| Murmurs that the Alamo Incorporation Movement has stopped answering Web site inquiries about cityhood were echoing around town - but operators of the site and representatives for the organization say AIM has responded to "every legitimate question."
"It's in our best interest to be as responsive as we can," said Chris Kenber, spokesman for AIM.
Kenber says they have received a handful of questions that are actually more like statements, that some are "faintly incoherent" or "so far out of left field" that they either cannot or will not respond to them.
"You're just going to start a conversation that's not useful," he said about responding to some of the letters that have come in via the Web site. One e-mail he found particularly outrageous - and that didn't garner a response - accused AIM of being rude to an elderly woman in a wheelchair, he said.
Before last week, the Web site had not been updated for about a month, beginning Nov. 22.
The week before the update, discussion on DanvilleWeekly.com's Town Square forum drew attention to what residents considered a neglected AIM Web site. They noted that questions hadn't been answered and that there had been a lack of media coverage about incorporation.
"In 45 days, these proponents went from constant commentary and ubiquitous presence in our community to inaccessible silence," one poster wrote.
An Alamo resident who noted a lack of communication on the part of AIM declined to comment.
The AIM Web site is a place where Alamo residents are able to educate themselves on incorporation. It's not the forum for a pro-and-con debate, Kenber said.
"The time and place for that is during an election campaign," he said.
The AIM Web site was updated Dec. 21, after the firm Winzler & Kelly was selected to conduct the comprehensive fiscal analysis - the study to determine if cityhood is feasible.

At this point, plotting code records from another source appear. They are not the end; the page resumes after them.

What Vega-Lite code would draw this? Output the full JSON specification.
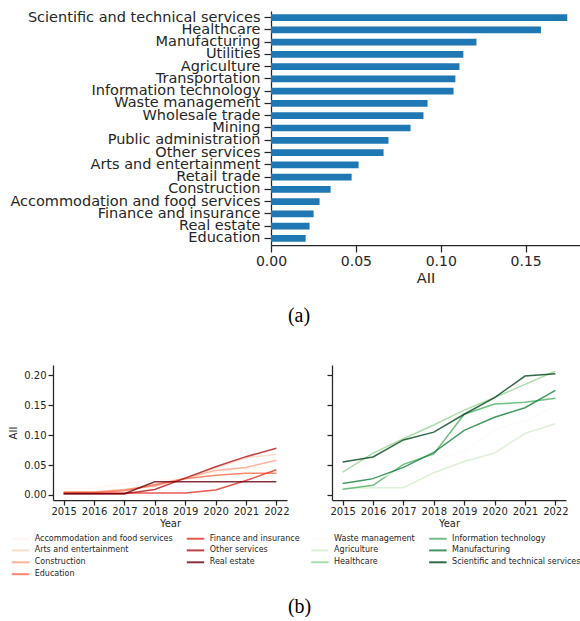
{
  "$schema": "https://vega.github.io/schema/vega-lite/v6.json",
  "background": "white",
  "padding": {"left": 8, "top": 9, "right": 0, "bottom": 0},
  "config": {
    "view": {"stroke": null},
    "font": "DejaVu Sans",
    "axis": {
      "grid": false,
      "domainColor": "#262626",
      "tickColor": "#262626",
      "labelColor": "#262626",
      "titleColor": "#262626",
      "domainWidth": 1.25,
      "tickWidth": 1.25,
      "labelFont": "DejaVu Sans",
      "titleFont": "DejaVu Sans",
      "titleFontWeight": "normal"
    },
    "legend": {"labelFont": "DejaVu Sans", "labelColor": "#262626"}
  },
  "datasets": {
    "bars": [
      {"industry": "Scientific and technical services", "aii": 0.1745},
      {"industry": "Healthcare", "aii": 0.159},
      {"industry": "Manufacturing", "aii": 0.121},
      {"industry": "Utilities", "aii": 0.1133},
      {"industry": "Agriculture", "aii": 0.111},
      {"industry": "Transportation", "aii": 0.1086},
      {"industry": "Information technology", "aii": 0.1075},
      {"industry": "Waste management", "aii": 0.0922},
      {"industry": "Wholesale trade", "aii": 0.0898},
      {"industry": "Mining", "aii": 0.0822},
      {"industry": "Public administration", "aii": 0.0692},
      {"industry": "Other services", "aii": 0.0663},
      {"industry": "Arts and entertainment", "aii": 0.0516},
      {"industry": "Retail trade", "aii": 0.0475},
      {"industry": "Construction", "aii": 0.0351},
      {"industry": "Accommodation and food services", "aii": 0.0286},
      {"industry": "Finance and insurance", "aii": 0.0251},
      {"industry": "Real estate", "aii": 0.0227},
      {"industry": "Education", "aii": 0.0204}
    ],
    "reds": [
      {"industry": "Accommodation and food services", "year": 2015, "aii": 0.010},
      {"industry": "Accommodation and food services", "year": 2016, "aii": 0.011},
      {"industry": "Accommodation and food services", "year": 2017, "aii": 0.019},
      {"industry": "Accommodation and food services", "year": 2018, "aii": 0.024},
      {"industry": "Accommodation and food services", "year": 2019, "aii": 0.028},
      {"industry": "Accommodation and food services", "year": 2020, "aii": 0.038},
      {"industry": "Accommodation and food services", "year": 2021, "aii": 0.044},
      {"industry": "Accommodation and food services", "year": 2022, "aii": 0.047},
      {"industry": "Arts and entertainment", "year": 2015, "aii": 0.005},
      {"industry": "Arts and entertainment", "year": 2016, "aii": 0.005},
      {"industry": "Arts and entertainment", "year": 2017, "aii": 0.008},
      {"industry": "Arts and entertainment", "year": 2018, "aii": 0.018},
      {"industry": "Arts and entertainment", "year": 2019, "aii": 0.028},
      {"industry": "Arts and entertainment", "year": 2020, "aii": 0.045},
      {"industry": "Arts and entertainment", "year": 2021, "aii": 0.062},
      {"industry": "Arts and entertainment", "year": 2022, "aii": 0.068},
      {"industry": "Construction", "year": 2015, "aii": 0.005},
      {"industry": "Construction", "year": 2016, "aii": 0.005},
      {"industry": "Construction", "year": 2017, "aii": 0.009},
      {"industry": "Construction", "year": 2018, "aii": 0.015},
      {"industry": "Construction", "year": 2019, "aii": 0.028},
      {"industry": "Construction", "year": 2020, "aii": 0.041},
      {"industry": "Construction", "year": 2021, "aii": 0.046},
      {"industry": "Construction", "year": 2022, "aii": 0.058},
      {"industry": "Education", "year": 2015, "aii": 0.004},
      {"industry": "Education", "year": 2016, "aii": 0.004},
      {"industry": "Education", "year": 2017, "aii": 0.007},
      {"industry": "Education", "year": 2018, "aii": 0.017},
      {"industry": "Education", "year": 2019, "aii": 0.027},
      {"industry": "Education", "year": 2020, "aii": 0.033},
      {"industry": "Education", "year": 2021, "aii": 0.036},
      {"industry": "Education", "year": 2022, "aii": 0.036},
      {"industry": "Finance and insurance", "year": 2015, "aii": 0.003},
      {"industry": "Finance and insurance", "year": 2016, "aii": 0.003},
      {"industry": "Finance and insurance", "year": 2017, "aii": 0.003},
      {"industry": "Finance and insurance", "year": 2018, "aii": 0.003},
      {"industry": "Finance and insurance", "year": 2019, "aii": 0.003},
      {"industry": "Finance and insurance", "year": 2020, "aii": 0.008},
      {"industry": "Finance and insurance", "year": 2021, "aii": 0.024},
      {"industry": "Finance and insurance", "year": 2022, "aii": 0.042},
      {"industry": "Other services", "year": 2015, "aii": 0.002},
      {"industry": "Other services", "year": 2016, "aii": 0.002},
      {"industry": "Other services", "year": 2017, "aii": 0.002},
      {"industry": "Other services", "year": 2018, "aii": 0.009},
      {"industry": "Other services", "year": 2019, "aii": 0.028},
      {"industry": "Other services", "year": 2020, "aii": 0.047},
      {"industry": "Other services", "year": 2021, "aii": 0.064},
      {"industry": "Other services", "year": 2022, "aii": 0.078},
      {"industry": "Real estate", "year": 2015, "aii": 0.002},
      {"industry": "Real estate", "year": 2016, "aii": 0.002},
      {"industry": "Real estate", "year": 2017, "aii": 0.002},
      {"industry": "Real estate", "year": 2018, "aii": 0.022},
      {"industry": "Real estate", "year": 2019, "aii": 0.022},
      {"industry": "Real estate", "year": 2020, "aii": 0.022},
      {"industry": "Real estate", "year": 2021, "aii": 0.022},
      {"industry": "Real estate", "year": 2022, "aii": 0.022}
    ],
    "greens": [
      {"industry": "Agriculture", "year": 2015, "aii": 0.0105},
      {"industry": "Agriculture", "year": 2016, "aii": 0.012},
      {"industry": "Agriculture", "year": 2017, "aii": 0.012},
      {"industry": "Agriculture", "year": 2018, "aii": 0.037},
      {"industry": "Agriculture", "year": 2019, "aii": 0.056},
      {"industry": "Agriculture", "year": 2020, "aii": 0.070},
      {"industry": "Agriculture", "year": 2021, "aii": 0.103},
      {"industry": "Agriculture", "year": 2022, "aii": 0.119},
      {"industry": "Healthcare", "year": 2015, "aii": 0.038},
      {"industry": "Healthcare", "year": 2016, "aii": 0.070},
      {"industry": "Healthcare", "year": 2017, "aii": 0.094},
      {"industry": "Healthcare", "year": 2018, "aii": 0.117},
      {"industry": "Healthcare", "year": 2019, "aii": 0.142},
      {"industry": "Healthcare", "year": 2020, "aii": 0.163},
      {"industry": "Healthcare", "year": 2021, "aii": 0.185},
      {"industry": "Healthcare", "year": 2022, "aii": 0.207},
      {"industry": "Information technology", "year": 2015, "aii": 0.0094},
      {"industry": "Information technology", "year": 2016, "aii": 0.016},
      {"industry": "Information technology", "year": 2017, "aii": 0.051},
      {"industry": "Information technology", "year": 2018, "aii": 0.0685},
      {"industry": "Information technology", "year": 2019, "aii": 0.135},
      {"industry": "Information technology", "year": 2020, "aii": 0.152},
      {"industry": "Information technology", "year": 2021, "aii": 0.155},
      {"industry": "Information technology", "year": 2022, "aii": 0.162},
      {"industry": "Manufacturing", "year": 2015, "aii": 0.019},
      {"industry": "Manufacturing", "year": 2016, "aii": 0.027},
      {"industry": "Manufacturing", "year": 2017, "aii": 0.046},
      {"industry": "Manufacturing", "year": 2018, "aii": 0.071},
      {"industry": "Manufacturing", "year": 2019, "aii": 0.108},
      {"industry": "Manufacturing", "year": 2020, "aii": 0.130},
      {"industry": "Manufacturing", "year": 2021, "aii": 0.146},
      {"industry": "Manufacturing", "year": 2022, "aii": 0.175},
      {"industry": "Scientific and technical services", "year": 2015, "aii": 0.055},
      {"industry": "Scientific and technical services", "year": 2016, "aii": 0.0635},
      {"industry": "Scientific and technical services", "year": 2017, "aii": 0.092},
      {"industry": "Scientific and technical services", "year": 2018, "aii": 0.105},
      {"industry": "Scientific and technical services", "year": 2019, "aii": 0.135},
      {"industry": "Scientific and technical services", "year": 2020, "aii": 0.163},
      {"industry": "Scientific and technical services", "year": 2021, "aii": 0.199},
      {"industry": "Scientific and technical services", "year": 2022, "aii": 0.203},
      {"industry": "Waste management", "year": 2015, "aii": 0.012},
      {"industry": "Waste management", "year": 2016, "aii": 0.025},
      {"industry": "Waste management", "year": 2017, "aii": 0.0425},
      {"industry": "Waste management", "year": 2018, "aii": 0.057},
      {"industry": "Waste management", "year": 2019, "aii": 0.073},
      {"industry": "Waste management", "year": 2020, "aii": 0.109},
      {"industry": "Waste management", "year": 2021, "aii": 0.124},
      {"industry": "Waste management", "year": 2022, "aii": 0.149}
    ]
  },
  "spacing": 39,
  "vconcat": [
    {
      "data": {"name": "bars"},
      "width": 527,
      "height": 234,
      "title": {"text": "(a)", "orient": "bottom", "anchor": "middle", "font": "Liberation Serif", "fontSize": 20, "fontWeight": "normal", "color": "#000000", "offset": 21, "dx": -17.5},
      "mark": {"type": "bar", "color": "#1f77b4"},
      "encoding": {
        "y": {
          "field": "industry", "type": "nominal", "sort": "-x",
          "scale": {"paddingInner": 0.45, "paddingOuter": 0.27},
          "axis": {"title": null, "offset": -218, "labelFontSize": 14.5, "tickSize": 7, "labelPadding": 4, "labelLimit": 400}
        },
        "x": {
          "field": "aii", "type": "quantitative",
          "scale": {"domain": [0, 0.182], "range": [218, 527], "nice": false},
          "axis": {"title": "AII", "values": [0, 0.05, 0.1, 0.15], "format": ".2f", "labelFlush": false, "labelFontSize": 14, "tickSize": 7, "labelPadding": 2, "titleFontSize": 14.5, "titlePadding": 3}
        }
      }
    },
    {
      "hconcat": [
        {
          "data": {"name": "reds"},
          "width": 234,
          "height": 135,
          "mark": {"type": "line", "strokeWidth": 1.5, "opacity": 0.8},
          "encoding": {
            "x": {"field": "year", "type": "quantitative", "scale": {"domain": [2014.65, 2022.35], "nice": false, "zero": false},
              "axis": {"title": "Year", "values": [2015, 2016, 2017, 2018, 2019, 2020, 2021, 2022], "format": "d", "labelFlush": false, "labelFontSize": 10, "tickSize": 5, "labelPadding": 1.5, "titleFontSize": 10, "titlePadding": 2}},
            "y": {"field": "aii", "type": "quantitative", "scale": {"domain": [-0.0086, 0.2175], "nice": false, "zero": false},
              "axis": {"title": "AII", "values": [0, 0.05, 0.1, 0.15, 0.2], "format": ".2f", "labelFontSize": 10, "tickSize": 5, "labelPadding": 2, "titleFontSize": 10, "titlePadding": 5}},
            "color": {
              "field": "industry", "type": "nominal",
              "scale": {
                "domain": ["Accommodation and food services", "Arts and entertainment", "Construction", "Education", "Finance and insurance", "Other services", "Real estate"],
                "range": ["#fff5f0", "#fdd4c2", "#fca082", "#fb6a4a", "#e32f27", "#b21218", "#67000d"]
              },
              "legend": {
                "orient": "none", "legendX": -38, "legendY": 168, "title": null, "columns": 2, "columnPadding": 9, "rowPadding": 1.9,
                "labelFontSize": 8, "labelOffset": 8.7, "symbolType": "M-2,0H2", "symbolSize": 76, "symbolStrokeWidth": 2, "symbolOpacity": 0.8
              }
            }
          }
        },
        {
          "data": {"name": "greens"},
          "width": 234,
          "height": 135,
          "mark": {"type": "line", "strokeWidth": 1.5, "opacity": 0.8},
          "encoding": {
            "x": {"field": "year", "type": "quantitative", "scale": {"domain": [2014.65, 2022.35], "nice": false, "zero": false},
              "axis": {"title": "Year", "values": [2015, 2016, 2017, 2018, 2019, 2020, 2021, 2022], "format": "d", "labelFlush": false, "labelFontSize": 10, "tickSize": 5, "labelPadding": 1.5, "titleFontSize": 10, "titlePadding": 2}},
            "y": {"field": "aii", "type": "quantitative", "scale": {"domain": [-0.0086, 0.2175], "nice": false, "zero": false},
              "axis": {"title": null, "labels": false, "values": [0, 0.05, 0.1, 0.15, 0.2], "tickSize": 5}},
            "color": {
              "field": "industry", "type": "nominal",
              "scale": {
                "domain": ["Waste management", "Agriculture", "Healthcare", "Information technology", "Manufacturing", "Scientific and technical services"],
                "range": ["#f7fcf5", "#d3eecd", "#98d594", "#4bb062", "#157f3b", "#00441b"]
              },
              "legend": {
                "orient": "none", "legendX": -17.6, "legendY": 168, "title": null, "columns": 2, "columnPadding": 9, "rowPadding": 1.9,
                "labelFontSize": 8, "labelOffset": 8.7, "symbolType": "M-2,0H2", "symbolSize": 76, "symbolStrokeWidth": 2, "symbolOpacity": 0.8
              }
            }
          }
        }
      ],
      "spacing": 45,
      "bounds": "flush",
      "resolve": {"scale": {"color": "independent"}},
      "title": {"text": "(b)", "orient": "bottom", "anchor": "middle", "font": "Liberation Serif", "fontSize": 20, "fontWeight": "normal", "color": "#000000", "offset": 18, "dx": 4.5}
    }
  ]
}
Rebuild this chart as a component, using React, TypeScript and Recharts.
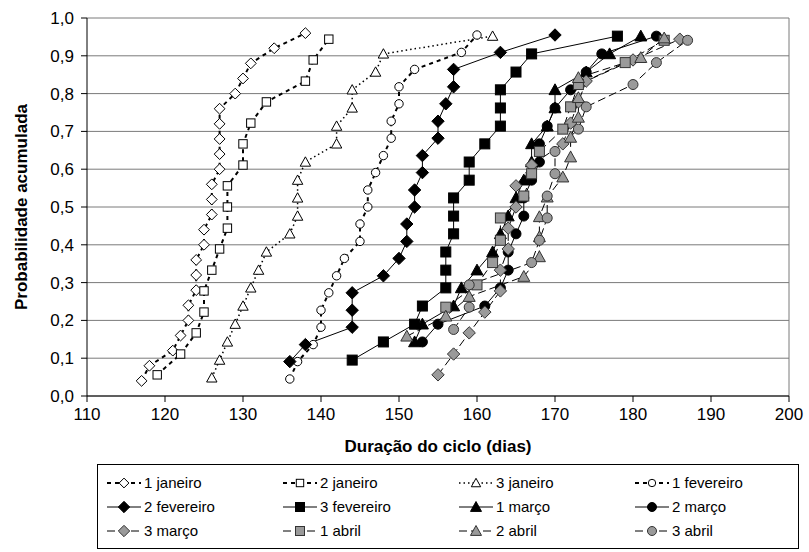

Kenber said if there was a dip in communication it had more to do with the person in charge of updates being out of town.
"It's absolutely not a strategy of ours," Kenber said.
On the front page of the AIM Web site there is section that reads, "Comments or questions? Let us hear from you!" Users can click in the section and be linked directly to an AIM e-mail account. People are encouraged to ask questions about becoming a city to help determine whether or not they support incorporation.
Many of the questions sent in are then published in the "frequently asked questions" section of the Web site.
"We answer every question we can. Some are truly unanswerable," Kenber said.